Josef Albers
1888 — 1976
Josef Albers, born 1888 in Bottrop, worked as a painter, art theorist and art teacher. In 1905 he began training as an elementary school teacher, followed by various positions as a teacher, whereby Albers always pursued various part-time studies. After studying art at the Royal Art School in Berlin, he came into contact with the Bauhaus for the first time, which he also joined in 1920. There Albers first attends the basic course, where he also meets his future wife Anni Fleischmann. Five years later Albers was appointed Bauhaus Master and taught the pre-course classes, with Max Bill among his students. In 1930 he becomes deputy director of the Bauhaus, but two years later his funds are withdrawn - Albers moves to Berlin with the Bauhaus, but this institution is also closed down by the National Socialists just one year later. At the invitation of Black Mountain College, Albers and his wife move to Asheville in North Carolina. During his time as a professor at college, he taught Robert Rauschenberg and John Cage, among others. This was followed by various other commissions from universities for Albers, such as "Vistiting Critic" at Yale University at the Department of Design or a visiting professorship at Harvard - among his students are Eva Hesse and Richard Serra. During all his teaching activities and commissions Albers himself works as a visual artist. He is particularly concerned with questions of proportion, colour, dimension and composition. His most famous series of works, Variant/Adobe or Homage to the Square, express the remarkable elegance and purity of his choice of form and colour.

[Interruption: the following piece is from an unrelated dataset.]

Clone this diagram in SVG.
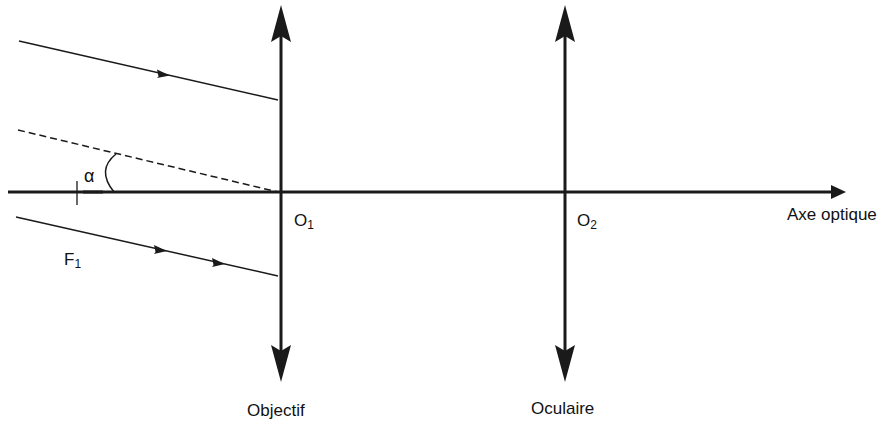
<svg xmlns="http://www.w3.org/2000/svg" width="890" height="440" viewBox="0 0 890 440">
<style>
.t{font-family:"Liberation Sans",Arial,sans-serif;font-size:17px;fill:#111}
.s{font-family:"Liberation Sans",Arial,sans-serif;font-size:12px;fill:#111}
.ray{stroke:#1a1a1a;stroke-width:1.5;fill:none}
.thick{stroke:#1a1a1a;stroke-width:3;fill:none}
.head{fill:#1a1a1a}
</style>
<rect width="890" height="440" fill="#fff"/>
<g id="axis">
<line class="thick" x1="8" y1="192" x2="834" y2="192"/>
<polygon class="head" points="846,192 831,185 831,199"/>
<line x1="77" y1="181" x2="77" y2="205" stroke="#1a1a1a" stroke-width="1.3"/>
<line x1="83" y1="192" x2="103" y2="192" stroke="#1a1a1a" stroke-width="3"/>
<text class="t" x="787" y="220">Axe optique</text>
</g>
<g id="objectif">
<line class="thick" x1="281" y1="30" x2="281" y2="360"/>
<polygon class="head" points="281,5 271,42 281,36 291,42"/>
<polygon class="head" points="281,382 271,345 281,351 291,345"/>
<text class="t" x="294" y="226">O<tspan class="s" dy="3">1</tspan></text>
<text class="t" x="247" y="416">Objectif</text>
</g>
<g id="oculaire">
<line class="thick" x1="565" y1="30" x2="565" y2="360"/>
<polygon class="head" points="565,5 555,42 565,36 575,42"/>
<polygon class="head" points="565,382 555,345 565,351 575,345"/>
<text class="t" x="577" y="226">O<tspan class="s" dy="3">2</tspan></text>
<text class="t" x="531" y="414">Oculaire</text>
</g>
<g id="connectors">
<line class="ray" x1="19" y1="41" x2="278" y2="100"/>
<polygon class="head" points="170,75.4 157,69.5 158.5,76.5 157,78"/>
<line class="ray" x1="18" y1="130" x2="278" y2="192" stroke-dasharray="7,4"/>
<line class="ray" x1="16" y1="217" x2="278" y2="276"/>
<polygon class="head" points="167,251 154,245 155.5,252 154,254"/>
<polygon class="head" points="225,264 212,258 213.5,265 212,267"/>
<path class="ray" d="M116,154 Q96,170 114,192" stroke-width="1.2"/>
</g>
<text class="t" x="84" y="182" style="font-size:18px">α</text>
<text class="t" x="64" y="265">F<tspan class="s" dy="3">1</tspan></text>
</svg>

The careful compositions show honesty in their pictorial language, whereby Albers attaches great importance to exploring the epitome of a perfect work of art. In addition to numerous recognitions and awards Albers received during his career - including an honorary doctorate from Yale University in 1962 and honorary citizenship of the city of Bottrop - his work is also honored in the Josef Albers Museum in his home town of Bottrop. His work has been the subject of solo exhibitions such as 2012 in Paris Painting on Paper: Josef Albers in America at the Musée Nationale d' Art Moderne, Centre Pompidou, 2009 in Sao Paulo, Brazil Anni and Josef Albers: Latin American Journeys at the Pinacoteca do Estado or 1995 at the Solomon R. Guggenheim Museum in New York under the title Josef Albers: Glass, Color, and Light.